**What you have to do**
Set down the material below word for word, excluding the pictures.

— Start Data extract —

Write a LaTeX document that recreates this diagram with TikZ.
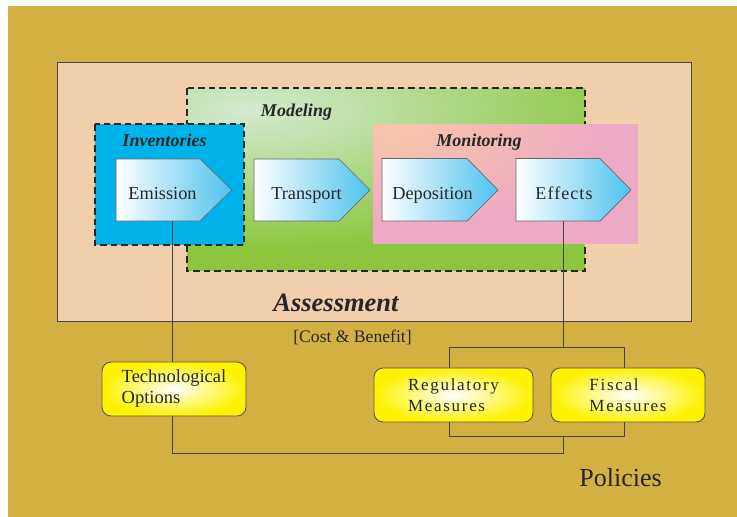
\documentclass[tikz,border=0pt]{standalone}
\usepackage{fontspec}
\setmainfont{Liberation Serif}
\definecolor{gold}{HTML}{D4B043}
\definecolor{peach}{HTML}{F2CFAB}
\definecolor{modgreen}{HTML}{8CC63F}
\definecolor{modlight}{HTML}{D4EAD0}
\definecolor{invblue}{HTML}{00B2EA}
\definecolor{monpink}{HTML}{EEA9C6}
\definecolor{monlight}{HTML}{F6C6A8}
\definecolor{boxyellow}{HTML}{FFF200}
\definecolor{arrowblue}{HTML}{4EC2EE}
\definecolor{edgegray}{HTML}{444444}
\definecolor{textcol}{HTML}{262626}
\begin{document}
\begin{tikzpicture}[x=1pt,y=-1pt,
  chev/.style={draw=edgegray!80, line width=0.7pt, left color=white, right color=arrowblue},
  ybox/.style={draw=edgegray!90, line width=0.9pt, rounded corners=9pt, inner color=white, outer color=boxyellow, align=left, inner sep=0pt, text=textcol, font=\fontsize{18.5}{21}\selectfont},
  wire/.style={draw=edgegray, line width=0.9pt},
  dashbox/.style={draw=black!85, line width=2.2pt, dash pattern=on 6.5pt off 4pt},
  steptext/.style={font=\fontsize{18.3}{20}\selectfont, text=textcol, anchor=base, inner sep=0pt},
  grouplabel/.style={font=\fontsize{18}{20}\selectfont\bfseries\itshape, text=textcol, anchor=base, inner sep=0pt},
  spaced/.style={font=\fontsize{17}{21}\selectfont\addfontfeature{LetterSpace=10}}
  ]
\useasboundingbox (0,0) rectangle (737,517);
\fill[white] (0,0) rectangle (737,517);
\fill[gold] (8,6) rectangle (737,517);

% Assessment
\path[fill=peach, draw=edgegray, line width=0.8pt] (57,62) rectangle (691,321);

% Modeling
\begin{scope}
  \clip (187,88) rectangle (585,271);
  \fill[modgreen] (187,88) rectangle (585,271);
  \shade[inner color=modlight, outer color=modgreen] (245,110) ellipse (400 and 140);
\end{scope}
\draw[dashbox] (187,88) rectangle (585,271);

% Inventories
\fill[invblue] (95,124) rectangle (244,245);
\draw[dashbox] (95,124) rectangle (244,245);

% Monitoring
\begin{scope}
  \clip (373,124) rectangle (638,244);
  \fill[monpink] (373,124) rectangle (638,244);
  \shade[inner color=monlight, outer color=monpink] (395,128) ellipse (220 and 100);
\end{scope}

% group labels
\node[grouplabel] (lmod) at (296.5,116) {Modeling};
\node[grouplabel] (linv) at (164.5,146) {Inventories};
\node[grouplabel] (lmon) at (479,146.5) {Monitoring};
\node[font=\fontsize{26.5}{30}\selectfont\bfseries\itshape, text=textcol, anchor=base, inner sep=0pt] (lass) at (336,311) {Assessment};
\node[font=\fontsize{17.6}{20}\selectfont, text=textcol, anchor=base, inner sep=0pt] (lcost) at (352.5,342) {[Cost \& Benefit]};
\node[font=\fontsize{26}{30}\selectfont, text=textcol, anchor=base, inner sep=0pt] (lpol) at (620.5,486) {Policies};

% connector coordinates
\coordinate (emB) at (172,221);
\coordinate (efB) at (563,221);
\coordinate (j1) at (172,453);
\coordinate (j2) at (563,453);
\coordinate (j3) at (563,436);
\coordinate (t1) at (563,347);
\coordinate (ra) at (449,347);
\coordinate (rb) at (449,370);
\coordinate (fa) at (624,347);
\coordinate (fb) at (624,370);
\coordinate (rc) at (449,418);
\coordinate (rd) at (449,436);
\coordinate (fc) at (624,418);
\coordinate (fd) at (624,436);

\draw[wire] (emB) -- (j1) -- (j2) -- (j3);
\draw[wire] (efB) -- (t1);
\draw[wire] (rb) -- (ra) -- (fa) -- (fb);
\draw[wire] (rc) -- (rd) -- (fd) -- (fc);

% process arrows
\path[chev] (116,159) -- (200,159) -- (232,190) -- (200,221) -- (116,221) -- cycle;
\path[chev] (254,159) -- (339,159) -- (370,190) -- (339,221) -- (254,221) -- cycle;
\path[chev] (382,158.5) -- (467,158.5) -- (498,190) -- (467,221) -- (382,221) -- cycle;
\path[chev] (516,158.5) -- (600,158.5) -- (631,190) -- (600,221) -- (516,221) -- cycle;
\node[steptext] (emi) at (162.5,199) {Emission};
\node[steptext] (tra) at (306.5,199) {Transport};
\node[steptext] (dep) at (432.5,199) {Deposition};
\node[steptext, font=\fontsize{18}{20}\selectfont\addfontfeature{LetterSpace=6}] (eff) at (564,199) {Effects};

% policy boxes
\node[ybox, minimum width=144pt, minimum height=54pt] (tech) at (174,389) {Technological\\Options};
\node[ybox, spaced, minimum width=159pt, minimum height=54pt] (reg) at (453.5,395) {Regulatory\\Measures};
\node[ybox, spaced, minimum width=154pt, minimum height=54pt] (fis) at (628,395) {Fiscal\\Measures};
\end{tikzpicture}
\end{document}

— End Data extract —

**Answer in full**
Write a LaTeX document that recreates this diagram with TikZ.
\documentclass[tikz,border=0pt]{standalone}
\usepackage{fontspec}
\setmainfont{Liberation Serif}
\definecolor{gold}{HTML}{D4B043}
\definecolor{peach}{HTML}{F2CFAB}
\definecolor{modgreen}{HTML}{8CC63F}
\definecolor{modlight}{HTML}{D4EAD0}
\definecolor{invblue}{HTML}{00B2EA}
\definecolor{monpink}{HTML}{EEA9C6}
\definecolor{monlight}{HTML}{F6C6A8}
\definecolor{boxyellow}{HTML}{FFF200}
\definecolor{arrowblue}{HTML}{4EC2EE}
\definecolor{edgegray}{HTML}{444444}
\definecolor{textcol}{HTML}{262626}
\begin{document}
\begin{tikzpicture}[x=1pt,y=-1pt,
  chev/.style={draw=edgegray!80, line width=0.7pt, left color=white, right color=arrowblue},
  ybox/.style={draw=edgegray!90, line width=0.9pt, rounded corners=9pt, inner color=white, outer color=boxyellow, align=left, inner sep=0pt, text=textcol, font=\fontsize{18.5}{21}\selectfont},
  wire/.style={draw=edgegray, line width=0.9pt},
  dashbox/.style={draw=black!85, line width=2.2pt, dash pattern=on 6.5pt off 4pt},
  steptext/.style={font=\fontsize{18.3}{20}\selectfont, text=textcol, anchor=base, inner sep=0pt},
  grouplabel/.style={font=\fontsize{18}{20}\selectfont\bfseries\itshape, text=textcol, anchor=base, inner sep=0pt},
  spaced/.style={font=\fontsize{17}{21}\selectfont\addfontfeature{LetterSpace=10}}
  ]
\useasboundingbox (0,0) rectangle (737,517);
\fill[white] (0,0) rectangle (737,517);
\fill[gold] (8,6) rectangle (737,517);

% Assessment
\path[fill=peach, draw=edgegray, line width=0.8pt] (57,62) rectangle (691,321);

% Modeling
\begin{scope}
  \clip (187,88) rectangle (585,271);
  \fill[modgreen] (187,88) rectangle (585,271);
  \shade[inner color=modlight, outer color=modgreen] (245,110) ellipse (400 and 140);
\end{scope}
\draw[dashbox] (187,88) rectangle (585,271);

% Inventories
\fill[invblue] (95,124) rectangle (244,245);
\draw[dashbox] (95,124) rectangle (244,245);

% Monitoring
\begin{scope}
  \clip (373,124) rectangle (638,244);
  \fill[monpink] (373,124) rectangle (638,244);
  \shade[inner color=monlight, outer color=monpink] (395,128) ellipse (220 and 100);
\end{scope}

% group labels
\node[grouplabel] (lmod) at (296.5,116) {Modeling};
\node[grouplabel] (linv) at (164.5,146) {Inventories};
\node[grouplabel] (lmon) at (479,146.5) {Monitoring};
\node[font=\fontsize{26.5}{30}\selectfont\bfseries\itshape, text=textcol, anchor=base, inner sep=0pt] (lass) at (336,311) {Assessment};
\node[font=\fontsize{17.6}{20}\selectfont, text=textcol, anchor=base, inner sep=0pt] (lcost) at (352.5,342) {[Cost \& Benefit]};
\node[font=\fontsize{26}{30}\selectfont, text=textcol, anchor=base, inner sep=0pt] (lpol) at (620.5,486) {Policies};

% connector coordinates
\coordinate (emB) at (172,221);
\coordinate (efB) at (563,221);
\coordinate (j1) at (172,453);
\coordinate (j2) at (563,453);
\coordinate (j3) at (563,436);
\coordinate (t1) at (563,347);
\coordinate (ra) at (449,347);
\coordinate (rb) at (449,370);
\coordinate (fa) at (624,347);
\coordinate (fb) at (624,370);
\coordinate (rc) at (449,418);
\coordinate (rd) at (449,436);
\coordinate (fc) at (624,418);
\coordinate (fd) at (624,436);

\draw[wire] (emB) -- (j1) -- (j2) -- (j3);
\draw[wire] (efB) -- (t1);
\draw[wire] (rb) -- (ra) -- (fa) -- (fb);
\draw[wire] (rc) -- (rd) -- (fd) -- (fc);

% process arrows
\path[chev] (116,159) -- (200,159) -- (232,190) -- (200,221) -- (116,221) -- cycle;
\path[chev] (254,159) -- (339,159) -- (370,190) -- (339,221) -- (254,221) -- cycle;
\path[chev] (382,158.5) -- (467,158.5) -- (498,190) -- (467,221) -- (382,221) -- cycle;
\path[chev] (516,158.5) -- (600,158.5) -- (631,190) -- (600,221) -- (516,221) -- cycle;
\node[steptext] (emi) at (162.5,199) {Emission};
\node[steptext] (tra) at (306.5,199) {Transport};
\node[steptext] (dep) at (432.5,199) {Deposition};
\node[steptext, font=\fontsize{18}{20}\selectfont\addfontfeature{LetterSpace=6}] (eff) at (564,199) {Effects};

% policy boxes
\node[ybox, minimum width=144pt, minimum height=54pt] (tech) at (174,389) {Technological\\Options};
\node[ybox, spaced, minimum width=159pt, minimum height=54pt] (reg) at (453.5,395) {Regulatory\\Measures};
\node[ybox, spaced, minimum width=154pt, minimum height=54pt] (fis) at (628,395) {Fiscal\\Measures};
\end{tikzpicture}
\end{document}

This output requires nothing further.